--- begin AVAILABLE DATA ---
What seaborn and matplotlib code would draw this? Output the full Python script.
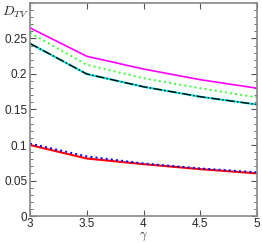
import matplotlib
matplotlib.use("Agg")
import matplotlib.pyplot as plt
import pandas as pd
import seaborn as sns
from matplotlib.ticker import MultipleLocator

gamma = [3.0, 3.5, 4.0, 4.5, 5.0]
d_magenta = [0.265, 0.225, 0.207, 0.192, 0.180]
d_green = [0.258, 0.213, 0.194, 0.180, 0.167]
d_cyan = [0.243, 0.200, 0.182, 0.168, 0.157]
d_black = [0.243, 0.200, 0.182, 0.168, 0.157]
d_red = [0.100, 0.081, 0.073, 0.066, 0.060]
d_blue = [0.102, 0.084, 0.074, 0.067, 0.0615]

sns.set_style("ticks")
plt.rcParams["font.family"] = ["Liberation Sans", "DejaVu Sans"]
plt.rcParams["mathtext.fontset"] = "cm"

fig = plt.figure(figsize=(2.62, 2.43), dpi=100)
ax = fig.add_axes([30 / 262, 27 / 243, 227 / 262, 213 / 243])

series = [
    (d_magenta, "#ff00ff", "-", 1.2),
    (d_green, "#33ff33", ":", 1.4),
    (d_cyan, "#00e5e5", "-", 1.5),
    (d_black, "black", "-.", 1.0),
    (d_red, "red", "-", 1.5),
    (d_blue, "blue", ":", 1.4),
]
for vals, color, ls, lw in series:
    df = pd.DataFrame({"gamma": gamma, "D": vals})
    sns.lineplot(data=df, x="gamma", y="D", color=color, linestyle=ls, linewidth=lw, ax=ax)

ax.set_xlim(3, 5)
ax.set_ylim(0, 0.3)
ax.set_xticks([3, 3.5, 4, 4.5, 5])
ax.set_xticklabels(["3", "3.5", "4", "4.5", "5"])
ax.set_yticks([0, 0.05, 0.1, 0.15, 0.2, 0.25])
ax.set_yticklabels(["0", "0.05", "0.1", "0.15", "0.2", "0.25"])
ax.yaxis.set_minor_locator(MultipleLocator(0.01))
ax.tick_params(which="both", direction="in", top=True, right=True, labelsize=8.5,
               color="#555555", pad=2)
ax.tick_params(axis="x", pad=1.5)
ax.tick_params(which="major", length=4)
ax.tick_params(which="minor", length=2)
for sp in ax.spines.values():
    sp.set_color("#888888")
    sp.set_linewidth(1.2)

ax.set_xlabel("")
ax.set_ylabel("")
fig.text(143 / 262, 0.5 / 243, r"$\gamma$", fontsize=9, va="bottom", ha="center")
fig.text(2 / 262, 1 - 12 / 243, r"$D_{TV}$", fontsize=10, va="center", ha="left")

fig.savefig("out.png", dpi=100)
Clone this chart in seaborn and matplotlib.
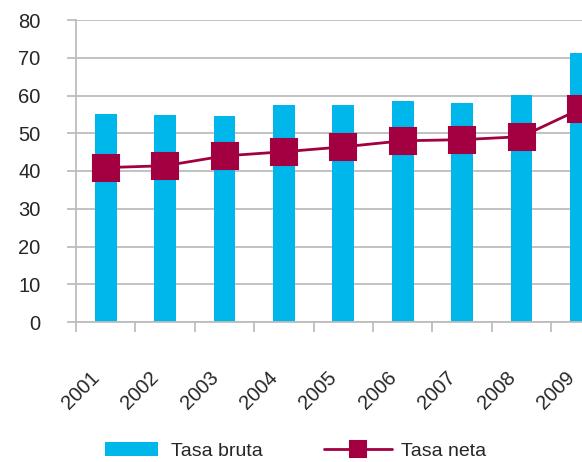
--- end AVAILABLE DATA ---
Quote the records above exactly, leaving out any pictures.

What seaborn and matplotlib code would draw this? Output the full Python script.
import matplotlib
matplotlib.use("Agg")
import matplotlib.pyplot as plt
import pandas as pd
import seaborn as sns
from matplotlib.ticker import MultipleLocator

gamma = [3.0, 3.5, 4.0, 4.5, 5.0]
d_magenta = [0.265, 0.225, 0.207, 0.192, 0.180]
d_green = [0.258, 0.213, 0.194, 0.180, 0.167]
d_cyan = [0.243, 0.200, 0.182, 0.168, 0.157]
d_black = [0.243, 0.200, 0.182, 0.168, 0.157]
d_red = [0.100, 0.081, 0.073, 0.066, 0.060]
d_blue = [0.102, 0.084, 0.074, 0.067, 0.0615]

sns.set_style("ticks")
plt.rcParams["font.family"] = ["Liberation Sans", "DejaVu Sans"]
plt.rcParams["mathtext.fontset"] = "cm"

fig = plt.figure(figsize=(2.62, 2.43), dpi=100)
ax = fig.add_axes([30 / 262, 27 / 243, 227 / 262, 213 / 243])

series = [
    (d_magenta, "#ff00ff", "-", 1.2),
    (d_green, "#33ff33", ":", 1.4),
    (d_cyan, "#00e5e5", "-", 1.5),
    (d_black, "black", "-.", 1.0),
    (d_red, "red", "-", 1.5),
    (d_blue, "blue", ":", 1.4),
]
for vals, color, ls, lw in series:
    df = pd.DataFrame({"gamma": gamma, "D": vals})
    sns.lineplot(data=df, x="gamma", y="D", color=color, linestyle=ls, linewidth=lw, ax=ax)

ax.set_xlim(3, 5)
ax.set_ylim(0, 0.3)
ax.set_xticks([3, 3.5, 4, 4.5, 5])
ax.set_xticklabels(["3", "3.5", "4", "4.5", "5"])
ax.set_yticks([0, 0.05, 0.1, 0.15, 0.2, 0.25])
ax.set_yticklabels(["0", "0.05", "0.1", "0.15", "0.2", "0.25"])
ax.yaxis.set_minor_locator(MultipleLocator(0.01))
ax.tick_params(which="both", direction="in", top=True, right=True, labelsize=8.5,
               color="#555555", pad=2)
ax.tick_params(axis="x", pad=1.5)
ax.tick_params(which="major", length=4)
ax.tick_params(which="minor", length=2)
for sp in ax.spines.values():
    sp.set_color("#888888")
    sp.set_linewidth(1.2)

ax.set_xlabel("")
ax.set_ylabel("")
fig.text(143 / 262, 0.5 / 243, r"$\gamma$", fontsize=9, va="bottom", ha="center")
fig.text(2 / 262, 1 - 12 / 243, r"$D_{TV}$", fontsize=10, va="center", ha="left")

fig.savefig("out.png", dpi=100)
Clone this chart in seaborn and matplotlib.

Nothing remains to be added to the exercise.